Dear Next President,
Standardized tests are wreaking havoc on the American education system. Millions of students in the United States take standardized tests during any given school year. This is because in 2002 the No Child Left Behind Act was put into effect, and this act essentially forced schools to give out multiple standardized tests each year. These tests are handed out every year by the government, and there is not much gained from their results. American schools should repeal all standardized tests taken by students because they have an extremely negative impact on students and teachers alike. Repealing these tests is a good idea because they are not effective in measuring student progression, they worsen American education, they bring harm to teachers, and they do not prepare students for their adult lives.
Standardized tests are not effective in measuring a student’s progress.
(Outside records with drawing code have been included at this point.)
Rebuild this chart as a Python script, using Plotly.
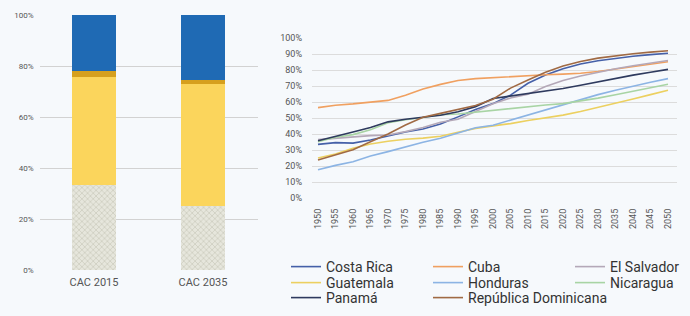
import plotly.graph_objects as go

W, H = 690, 316

# ---- Left chart: stacked 100% bars ----
bar_cats = ["CAC 2015", "CAC 2035"]
seg_hatched = [33.5, 25.0]
seg_yellow = [42.0, 48.0]
seg_gold = [2.5, 1.5]
seg_blue = [22.0, 25.5]

# ---- Right chart: urbanization lines ----
years = list(range(1950, 2051, 5))
costa_rica = [33.5, 34.6, 34.3, 36.3, 38.8, 41.3, 43.1, 46.2, 50.7, 55.3, 59.0, 64.3, 71.7, 76.9, 80.8, 83.7, 85.8, 87.4, 88.6, 89.6, 90.5]
cuba = [56.5, 58.0, 58.8, 60.0, 61.0, 64.2, 68.1, 71.0, 73.4, 74.6, 75.3, 75.8, 76.4, 77.0, 77.4, 78.0, 79.1, 80.6, 82.2, 83.7, 85.2]
el_salvador = [36.5, 37.3, 38.3, 39.0, 39.4, 41.5, 44.1, 47.3, 49.2, 54.0, 58.9, 62.5, 64.8, 69.7, 73.4, 76.2, 78.7, 80.8, 82.7, 84.4, 85.9]
guatemala = [25.0, 27.5, 31.1, 33.8, 35.5, 36.7, 37.4, 38.6, 41.1, 43.5, 45.1, 46.5, 48.4, 50.0, 51.8, 54.1, 56.6, 59.2, 61.9, 64.6, 67.3]
honduras = [17.6, 20.4, 22.7, 26.2, 29.0, 32.0, 34.9, 37.3, 40.4, 43.9, 45.5, 48.7, 51.6, 55.0, 58.4, 61.6, 64.6, 67.3, 69.9, 72.4, 74.6]
nicaragua = [35.2, 38.0, 39.6, 42.6, 47.0, 48.9, 50.3, 52.1, 52.5, 53.6, 55.1, 55.9, 56.9, 58.1, 59.0, 60.6, 62.4, 64.5, 66.7, 68.9, 71.1]
panama = [35.8, 38.4, 41.2, 44.1, 47.6, 49.2, 50.4, 51.7, 53.9, 57.1, 62.2, 63.7, 65.1, 66.6, 68.4, 70.5, 72.7, 74.8, 76.8, 78.6, 80.4]
rep_dom = [23.7, 26.9, 30.2, 35.2, 40.0, 45.6, 50.5, 52.9, 55.2, 57.8, 61.7, 68.7, 73.8, 78.6, 82.5, 85.3, 87.4, 89.0, 90.2, 91.2, 92.0]

series_names = ["Costa Rica", "Cuba", "El Salvador", "Guatemala", "Honduras", "Nicaragua", "Panamá", "República Dominicana"]
series_values = [costa_rica, cuba, el_salvador, guatemala, honduras, nicaragua, panama, rep_dom]
series_colors = ["#4560a8", "#f0a060", "#b4a8b8", "#ecd060", "#8cb4e4", "#a8d4a4", "#2e3a5e", "#a06a44"]

y_ticks_left = [0, 20, 40, 60, 80, 100]
y_ticks_right = list(range(0, 101, 10))

fig = go.Figure()

# bars
fig.add_trace(go.Bar(x=bar_cats, y=seg_hatched, marker=dict(color="#e6e6dc",
    pattern=dict(shape="x", fgcolor="#b4b4a4", bgcolor="#e6e6dc", size=4, solidity=0.35),
    line=dict(width=0)), xaxis="x", yaxis="y", showlegend=False, hoverinfo="skip"))
fig.add_trace(go.Bar(x=bar_cats, y=seg_yellow, marker=dict(color="#fbd55c", line=dict(width=0)),
    xaxis="x", yaxis="y", showlegend=False))
fig.add_trace(go.Bar(x=bar_cats, y=seg_gold, marker=dict(color="#d6a01e", line=dict(width=0)),
    xaxis="x", yaxis="y", showlegend=False))
fig.add_trace(go.Bar(x=bar_cats, y=seg_blue, marker=dict(color="#1f6ab4", line=dict(width=0)),
    xaxis="x", yaxis="y", showlegend=False))

# lines, legend split in three rows
legend_ids = ["legend", "legend2", "legend3"]
for i, (name, vals, col) in enumerate(zip(series_names, series_values, series_colors)):
    fig.add_trace(go.Scatter(x=years, y=vals, mode="lines", name=name,
        line=dict(color=col, width=1.6), xaxis="x2", yaxis="y2",
        legend=legend_ids[i // 3]))
# empty spacer entry so the last legend row is wide enough for its long label
fig.add_trace(go.Scatter(x=[None], y=[None], mode="lines", name=" ",
    line=dict(color="rgba(0,0,0,0)", width=0), xaxis="x2", yaxis="y2",
    legend="legend3", hoverinfo="skip"))

tick_font = dict(family="Roboto", size=8, color="#555555")
tick_font2 = dict(family="Roboto", size=9, color="#555555")
legend_common = dict(orientation="h", xanchor="left", yanchor="middle", traceorder="normal",
                     entrywidth=97, entrywidthmode="pixels",
                     font=dict(family="Roboto", size=14, color="#333333"),
                     bgcolor="rgba(0,0,0,0)", itemwidth=30, tracegroupgap=0)
row_y = [267, 283, 298]
leg_x = 286 / W

fig.update_layout(
    width=W, height=H,
    margin=dict(l=0, r=0, t=0, b=0, autoexpand=False),
    paper_bgcolor="#f6f9fc", plot_bgcolor="rgba(0,0,0,0)",
    barmode="stack", bargap=0.59,
    font=dict(family="Roboto", color="#444444"),
    xaxis=dict(domain=[39.5 / W, 257.5 / W], anchor="y", showgrid=False, showline=False,
               ticks="", tickfont=dict(family="Roboto", size=11, color="#555555"), ticklabelstandoff=4),
    yaxis=dict(domain=[(H - 270) / H, (H - 15) / H], range=[0, 100], anchor="x",
               tickvals=y_ticks_left, ticktext=[f"{v}%" for v in y_ticks_left],
               showgrid=True, gridcolor="#d2d2d2", gridwidth=1, zeroline=False,
               tickfont=tick_font, ticklabelstandoff=5),
    xaxis2=dict(domain=[312 / W, 677 / W], range=[1948.29, 2052.57], anchor="y2",
                tickvals=years, ticktext=[str(y) for y in years], tickangle=-90,
                showgrid=False, zeroline=False, showline=False, ticks="",
                tickfont=tick_font2, ticklabelstandoff=8),
    yaxis2=dict(domain=[(H - 198) / H, (H - 38) / H], range=[0, 100], anchor="x2",
                tickvals=y_ticks_right, ticktext=[f"{v}%" for v in y_ticks_right],
                showgrid=True, gridcolor="#dcdcdc", gridwidth=1, zeroline=False,
                tickfont=tick_font2, ticklabelstandoff=9),
    legend=dict(legend_common, x=leg_x, y=(H - row_y[0]) / H),
    legend2=dict(legend_common, x=leg_x, y=(H - row_y[1]) / H),
    legend3=dict(legend_common, x=leg_x, y=(H - row_y[2]) / H),
)

fig.write_html("out.html", config={"displayModeBar": False},
               post_script="document.body.style.margin='0';document.body.style.overflow='hidden';")
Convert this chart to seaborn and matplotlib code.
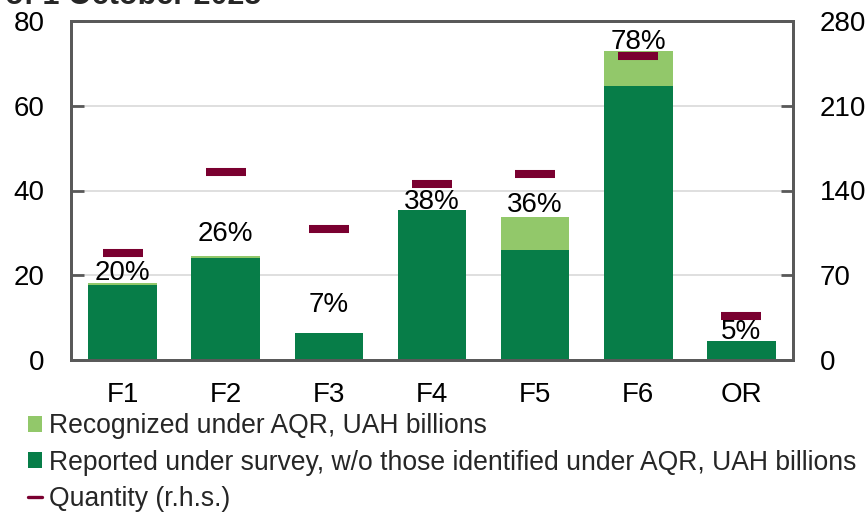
import matplotlib
matplotlib.use("Agg")
import matplotlib.pyplot as plt
import seaborn as sns
import pandas as pd
from matplotlib.patches import Patch
from matplotlib.lines import Line2D

categories = ["F1", "F2", "F3", "F4", "F5", "F6", "OR"]
reported = [17.7, 24.0, 6.3, 35.3, 25.9, 64.7, 4.5]
recognized = [0.5, 0.5, 0.0, 0.0, 7.8, 8.2, 0.0]
quantity = [88, 155, 108, 145, 154, 251, 36]
pct_labels = ["20%", "26%", "7%", "38%", "36%", "78%", "5%"]
pct_label_y = [20.5, 29.7, 13.0, 37.3, 36.6, 75.1, 6.7]

DARK = "#077d48"
LIGHT = "#92c86a"
QCOL = "#7a0030"
SPINE = "#595959"
GRID = "#d9d9d9"
FS = 20

sns.set_theme(style="white")
plt.rcParams["font.family"] = ["Liberation Sans", "DejaVu Sans"]

df = pd.DataFrame({
    "cat": categories,
    "reported": reported,
    "total": [a + b for a, b in zip(reported, recognized)],
    "quantity": quantity,
})

fig = plt.figure(figsize=(8.68, 5.12), dpi=100)
ax = fig.add_axes([71 / 868, 1 - 360 / 512, (793 - 71) / 868, (360 - 21) / 512])

sns.barplot(data=df, x="cat", y="total", color=LIGHT, width=0.665, saturation=1,
            linewidth=0, ax=ax)
sns.barplot(data=df, x="cat", y="reported", color=DARK, width=0.665, saturation=1,
            linewidth=0, ax=ax)

ax.set_ylim(0, 80)
ax.set_xlim(-0.5, len(categories) - 0.5)
ax.set_yticks([0, 20, 40, 60, 80])
ax.yaxis.grid(True, color=GRID, linewidth=1.2)
ax.set_axisbelow(True)
ax.set_xlabel("")
ax.set_ylabel("")

ax2 = ax.twinx()
ax2.set_ylim(0, 280)
ax2.set_yticks([0, 70, 140, 210, 280])
ax2.plot(range(len(categories)), df["quantity"], ls="none", marker="_",
         ms=29, mew=5.8, color=QCOL, zorder=5)

for i, (lab, yy) in enumerate(zip(pct_labels, pct_label_y)):
    ax.text(i, yy, lab, ha="center", va="center", fontsize=FS, color="black", zorder=6)

for a in (ax, ax2):
    for s in a.spines.values():
        s.set_color(SPINE)
        s.set_linewidth(2)

ax.tick_params(axis="y", direction="in", length=9, width=2, color=SPINE,
               labelsize=FS, pad=19, labelcolor="black")
ax.tick_params(axis="x", length=0, labelsize=FS, pad=16, labelcolor="black")
ax.set_xticks([i + 0.5 for i in range(len(categories) - 1)], minor=True)
ax.tick_params(axis="x", which="minor", direction="in", length=8, width=2, color=SPINE)
ax2.tick_params(axis="y", direction="in", length=9, width=2, color=SPINE,
                labelsize=FS, pad=19, labelcolor="black")
ax2.set_ylabel("")

handles = [
    Patch(facecolor=LIGHT, edgecolor="none"),
    Patch(facecolor=DARK, edgecolor="none"),
    Line2D([0], [0], color=QCOL, lw=2.4),
]
labels = [
    "Recognized under AQR, UAH billions",
    "Reported under survey, w/o those identified under AQR, UAH billions",
    "Quantity (r.h.s.)",
]
fig.legend(handles, labels, loc="upper left", bbox_to_anchor=(27.5 / 868, 1 - 413 / 512),
           frameon=False, fontsize=19.1, handlelength=0.56, handleheight=0.56,
           handletextpad=0.25, labelspacing=0.4, borderpad=0, borderaxespad=0)

fig.text(5 / 868, 1 - 4 / 512, "of 1 October 2025", fontsize=22, fontweight="bold",
         ha="left", va="baseline")

fig.savefig("out.png", dpi=100)
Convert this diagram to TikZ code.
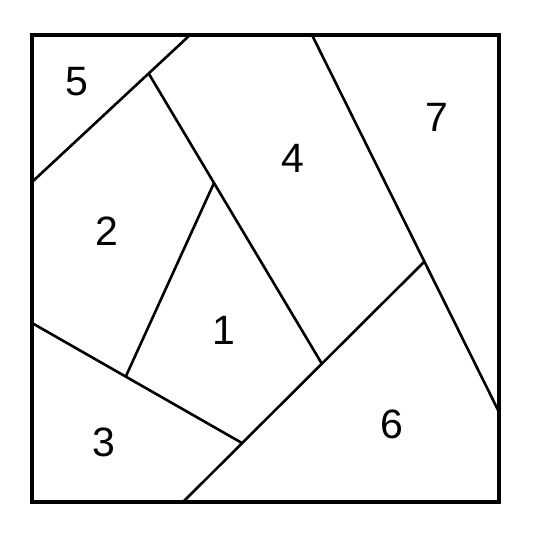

Many of these tests only measure the subjects of reading and math, but there is more to education than two subjects. Real progress cannot be measured with a single number. Real progress cannot be measured by fill in the bubble questions. Real progress cannot be measured in two hours on a random day during the school year. The standardized tests that students take are “completely unsuitable for the purposes to which they are being put” (Popham 52). These tests cannot measure the most important aspects of education, such as creativity and curiosity, things that cannot be measured by a number. If a standardized tests’ sole purpose is to track the progress of students, and it cannot even do that, then what is the point?
Some may argue that standardized testing has improved student achievement in American schools, but in reality the opposite is true. In my personal experience as a student, I have never been motivated in the slightest by the existence of standardized tests, and if you asked other students they would agree. If anything, these tests have caused many students to become discouraged in school and less motivated. When students receive a low score, they lose confidence and start looking at themselves as a number, rather than a person with ideas, decreasing their motivation in school. Constant testing encourages even successful students to see the goal of education as passing tests rather than developing an understanding of what they are learning. Standardized tests are “failing to test relevant knowledge and skills,” and do not, in any way, translate to better achievement from students (Francia and Mackinney 80). Since the No Child Left Behind Act was enacted in 2002, “the US has slipped from 18th in the world in math to 31st in 2009, with a similar drop in science” (Popham 51). As you can see, American education has deteriorated since the introduction of more and more standardized tests.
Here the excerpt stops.